Write out the data below exactly as given, without any of its pictures.
⁂
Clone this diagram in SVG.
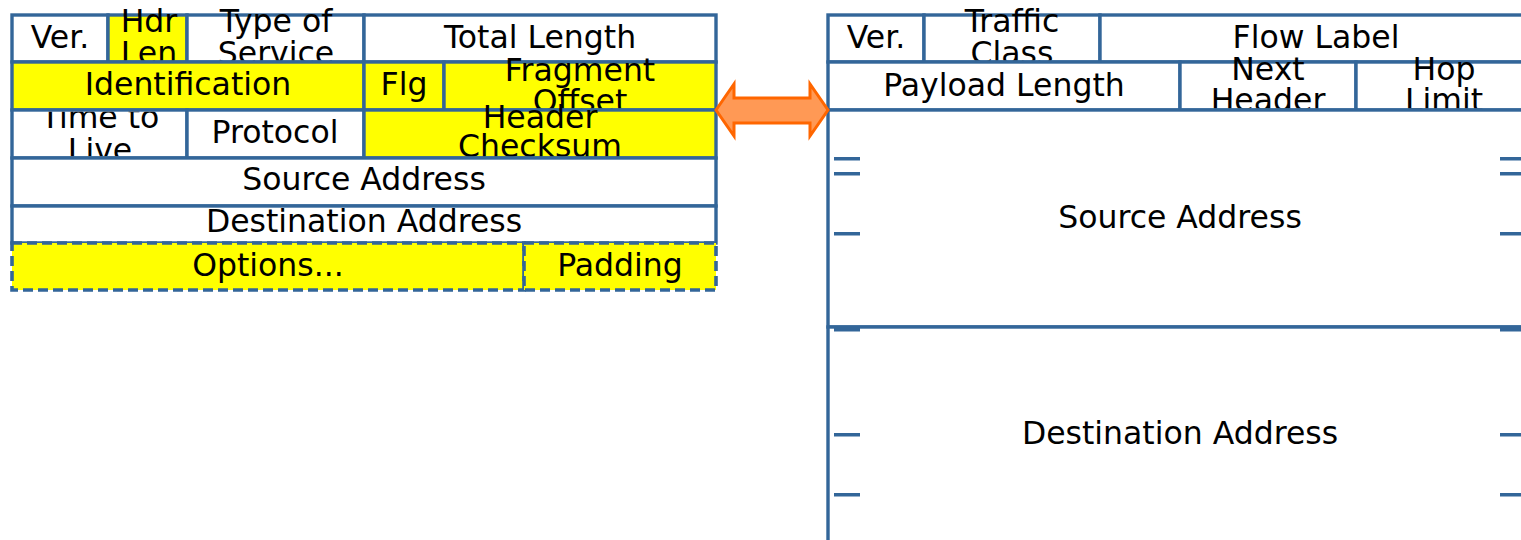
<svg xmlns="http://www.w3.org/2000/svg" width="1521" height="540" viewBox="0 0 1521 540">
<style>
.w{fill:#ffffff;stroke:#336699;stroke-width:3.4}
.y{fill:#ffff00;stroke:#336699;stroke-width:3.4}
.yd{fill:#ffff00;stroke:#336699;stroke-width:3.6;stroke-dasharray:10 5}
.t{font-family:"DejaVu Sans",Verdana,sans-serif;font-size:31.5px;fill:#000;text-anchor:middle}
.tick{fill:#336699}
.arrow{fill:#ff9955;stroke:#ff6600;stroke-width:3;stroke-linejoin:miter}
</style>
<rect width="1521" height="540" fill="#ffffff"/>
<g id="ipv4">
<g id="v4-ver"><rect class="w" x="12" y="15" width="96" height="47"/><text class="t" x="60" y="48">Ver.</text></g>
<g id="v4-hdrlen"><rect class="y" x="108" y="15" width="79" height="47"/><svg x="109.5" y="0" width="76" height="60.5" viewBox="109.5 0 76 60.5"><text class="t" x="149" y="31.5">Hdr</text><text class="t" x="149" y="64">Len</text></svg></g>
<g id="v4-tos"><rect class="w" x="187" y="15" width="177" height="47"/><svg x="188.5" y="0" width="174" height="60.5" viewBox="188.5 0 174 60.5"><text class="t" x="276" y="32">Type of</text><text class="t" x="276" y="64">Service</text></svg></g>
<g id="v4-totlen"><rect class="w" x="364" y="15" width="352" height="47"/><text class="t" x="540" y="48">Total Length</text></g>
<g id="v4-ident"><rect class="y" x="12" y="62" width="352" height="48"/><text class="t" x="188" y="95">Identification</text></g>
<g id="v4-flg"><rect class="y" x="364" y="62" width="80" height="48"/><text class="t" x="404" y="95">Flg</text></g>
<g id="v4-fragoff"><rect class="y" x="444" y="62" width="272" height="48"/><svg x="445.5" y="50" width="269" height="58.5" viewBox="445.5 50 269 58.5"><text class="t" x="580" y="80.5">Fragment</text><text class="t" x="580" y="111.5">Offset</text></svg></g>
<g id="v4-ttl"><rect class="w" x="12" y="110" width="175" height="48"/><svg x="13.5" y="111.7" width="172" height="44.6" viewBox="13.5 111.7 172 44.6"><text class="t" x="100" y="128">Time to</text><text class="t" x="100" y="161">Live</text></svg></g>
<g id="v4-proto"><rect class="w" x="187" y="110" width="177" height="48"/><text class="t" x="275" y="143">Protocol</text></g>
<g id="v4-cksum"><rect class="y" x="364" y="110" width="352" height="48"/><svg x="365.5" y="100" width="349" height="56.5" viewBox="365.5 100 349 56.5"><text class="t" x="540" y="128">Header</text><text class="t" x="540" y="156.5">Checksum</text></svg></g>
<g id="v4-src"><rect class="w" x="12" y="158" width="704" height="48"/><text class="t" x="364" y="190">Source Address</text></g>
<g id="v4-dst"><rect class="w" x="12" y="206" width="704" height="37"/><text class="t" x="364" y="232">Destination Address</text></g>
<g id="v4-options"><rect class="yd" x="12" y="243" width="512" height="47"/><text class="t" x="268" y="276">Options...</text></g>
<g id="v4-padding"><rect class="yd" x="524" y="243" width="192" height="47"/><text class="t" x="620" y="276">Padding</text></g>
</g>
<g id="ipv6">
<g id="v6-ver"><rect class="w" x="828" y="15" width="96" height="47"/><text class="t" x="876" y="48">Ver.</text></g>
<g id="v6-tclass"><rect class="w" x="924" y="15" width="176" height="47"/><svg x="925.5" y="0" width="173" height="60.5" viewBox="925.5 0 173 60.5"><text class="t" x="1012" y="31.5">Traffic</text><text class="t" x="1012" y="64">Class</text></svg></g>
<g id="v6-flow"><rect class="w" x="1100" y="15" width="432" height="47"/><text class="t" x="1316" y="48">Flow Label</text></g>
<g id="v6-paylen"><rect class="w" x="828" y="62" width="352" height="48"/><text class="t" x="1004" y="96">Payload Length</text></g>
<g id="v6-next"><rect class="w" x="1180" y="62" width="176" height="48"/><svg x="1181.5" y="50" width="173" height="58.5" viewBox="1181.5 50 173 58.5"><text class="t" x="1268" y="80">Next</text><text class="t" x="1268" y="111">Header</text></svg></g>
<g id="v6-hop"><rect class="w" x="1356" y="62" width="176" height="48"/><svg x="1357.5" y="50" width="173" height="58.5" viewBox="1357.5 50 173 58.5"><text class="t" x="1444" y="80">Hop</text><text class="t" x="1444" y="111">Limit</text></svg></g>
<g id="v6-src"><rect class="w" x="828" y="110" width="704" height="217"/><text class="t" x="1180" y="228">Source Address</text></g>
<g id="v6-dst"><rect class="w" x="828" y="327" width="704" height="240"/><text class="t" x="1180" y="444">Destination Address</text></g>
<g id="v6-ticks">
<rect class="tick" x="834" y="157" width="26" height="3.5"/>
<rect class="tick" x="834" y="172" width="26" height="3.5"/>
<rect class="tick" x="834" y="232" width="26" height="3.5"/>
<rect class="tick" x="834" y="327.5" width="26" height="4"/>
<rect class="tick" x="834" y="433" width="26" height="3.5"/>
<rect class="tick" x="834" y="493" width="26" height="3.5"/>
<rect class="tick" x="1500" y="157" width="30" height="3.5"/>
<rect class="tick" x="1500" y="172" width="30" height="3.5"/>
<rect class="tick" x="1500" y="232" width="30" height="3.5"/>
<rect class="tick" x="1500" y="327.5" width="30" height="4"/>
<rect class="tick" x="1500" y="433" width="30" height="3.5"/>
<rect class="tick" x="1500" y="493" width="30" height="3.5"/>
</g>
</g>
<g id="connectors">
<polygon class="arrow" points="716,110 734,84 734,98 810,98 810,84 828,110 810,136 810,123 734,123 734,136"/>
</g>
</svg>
⁂
(Task response)
Clone this diagram in SVG.
<svg xmlns="http://www.w3.org/2000/svg" width="1521" height="540" viewBox="0 0 1521 540">
<style>
.w{fill:#ffffff;stroke:#336699;stroke-width:3.4}
.y{fill:#ffff00;stroke:#336699;stroke-width:3.4}
.yd{fill:#ffff00;stroke:#336699;stroke-width:3.6;stroke-dasharray:10 5}
.t{font-family:"DejaVu Sans",Verdana,sans-serif;font-size:31.5px;fill:#000;text-anchor:middle}
.tick{fill:#336699}
.arrow{fill:#ff9955;stroke:#ff6600;stroke-width:3;stroke-linejoin:miter}
</style>
<rect width="1521" height="540" fill="#ffffff"/>
<g id="ipv4">
<g id="v4-ver"><rect class="w" x="12" y="15" width="96" height="47"/><text class="t" x="60" y="48">Ver.</text></g>
<g id="v4-hdrlen"><rect class="y" x="108" y="15" width="79" height="47"/><svg x="109.5" y="0" width="76" height="60.5" viewBox="109.5 0 76 60.5"><text class="t" x="149" y="31.5">Hdr</text><text class="t" x="149" y="64">Len</text></svg></g>
<g id="v4-tos"><rect class="w" x="187" y="15" width="177" height="47"/><svg x="188.5" y="0" width="174" height="60.5" viewBox="188.5 0 174 60.5"><text class="t" x="276" y="32">Type of</text><text class="t" x="276" y="64">Service</text></svg></g>
<g id="v4-totlen"><rect class="w" x="364" y="15" width="352" height="47"/><text class="t" x="540" y="48">Total Length</text></g>
<g id="v4-ident"><rect class="y" x="12" y="62" width="352" height="48"/><text class="t" x="188" y="95">Identification</text></g>
<g id="v4-flg"><rect class="y" x="364" y="62" width="80" height="48"/><text class="t" x="404" y="95">Flg</text></g>
<g id="v4-fragoff"><rect class="y" x="444" y="62" width="272" height="48"/><svg x="445.5" y="50" width="269" height="58.5" viewBox="445.5 50 269 58.5"><text class="t" x="580" y="80.5">Fragment</text><text class="t" x="580" y="111.5">Offset</text></svg></g>
<g id="v4-ttl"><rect class="w" x="12" y="110" width="175" height="48"/><svg x="13.5" y="111.7" width="172" height="44.6" viewBox="13.5 111.7 172 44.6"><text class="t" x="100" y="128">Time to</text><text class="t" x="100" y="161">Live</text></svg></g>
<g id="v4-proto"><rect class="w" x="187" y="110" width="177" height="48"/><text class="t" x="275" y="143">Protocol</text></g>
<g id="v4-cksum"><rect class="y" x="364" y="110" width="352" height="48"/><svg x="365.5" y="100" width="349" height="56.5" viewBox="365.5 100 349 56.5"><text class="t" x="540" y="128">Header</text><text class="t" x="540" y="156.5">Checksum</text></svg></g>
<g id="v4-src"><rect class="w" x="12" y="158" width="704" height="48"/><text class="t" x="364" y="190">Source Address</text></g>
<g id="v4-dst"><rect class="w" x="12" y="206" width="704" height="37"/><text class="t" x="364" y="232">Destination Address</text></g>
<g id="v4-options"><rect class="yd" x="12" y="243" width="512" height="47"/><text class="t" x="268" y="276">Options...</text></g>
<g id="v4-padding"><rect class="yd" x="524" y="243" width="192" height="47"/><text class="t" x="620" y="276">Padding</text></g>
</g>
<g id="ipv6">
<g id="v6-ver"><rect class="w" x="828" y="15" width="96" height="47"/><text class="t" x="876" y="48">Ver.</text></g>
<g id="v6-tclass"><rect class="w" x="924" y="15" width="176" height="47"/><svg x="925.5" y="0" width="173" height="60.5" viewBox="925.5 0 173 60.5"><text class="t" x="1012" y="31.5">Traffic</text><text class="t" x="1012" y="64">Class</text></svg></g>
<g id="v6-flow"><rect class="w" x="1100" y="15" width="432" height="47"/><text class="t" x="1316" y="48">Flow Label</text></g>
<g id="v6-paylen"><rect class="w" x="828" y="62" width="352" height="48"/><text class="t" x="1004" y="96">Payload Length</text></g>
<g id="v6-next"><rect class="w" x="1180" y="62" width="176" height="48"/><svg x="1181.5" y="50" width="173" height="58.5" viewBox="1181.5 50 173 58.5"><text class="t" x="1268" y="80">Next</text><text class="t" x="1268" y="111">Header</text></svg></g>
<g id="v6-hop"><rect class="w" x="1356" y="62" width="176" height="48"/><svg x="1357.5" y="50" width="173" height="58.5" viewBox="1357.5 50 173 58.5"><text class="t" x="1444" y="80">Hop</text><text class="t" x="1444" y="111">Limit</text></svg></g>
<g id="v6-src"><rect class="w" x="828" y="110" width="704" height="217"/><text class="t" x="1180" y="228">Source Address</text></g>
<g id="v6-dst"><rect class="w" x="828" y="327" width="704" height="240"/><text class="t" x="1180" y="444">Destination Address</text></g>
<g id="v6-ticks">
<rect class="tick" x="834" y="157" width="26" height="3.5"/>
<rect class="tick" x="834" y="172" width="26" height="3.5"/>
<rect class="tick" x="834" y="232" width="26" height="3.5"/>
<rect class="tick" x="834" y="327.5" width="26" height="4"/>
<rect class="tick" x="834" y="433" width="26" height="3.5"/>
<rect class="tick" x="834" y="493" width="26" height="3.5"/>
<rect class="tick" x="1500" y="157" width="30" height="3.5"/>
<rect class="tick" x="1500" y="172" width="30" height="3.5"/>
<rect class="tick" x="1500" y="232" width="30" height="3.5"/>
<rect class="tick" x="1500" y="327.5" width="30" height="4"/>
<rect class="tick" x="1500" y="433" width="30" height="3.5"/>
<rect class="tick" x="1500" y="493" width="30" height="3.5"/>
</g>
</g>
<g id="connectors">
<polygon class="arrow" points="716,110 734,84 734,98 810,98 810,84 828,110 810,136 810,123 734,123 734,136"/>
</g>
</svg>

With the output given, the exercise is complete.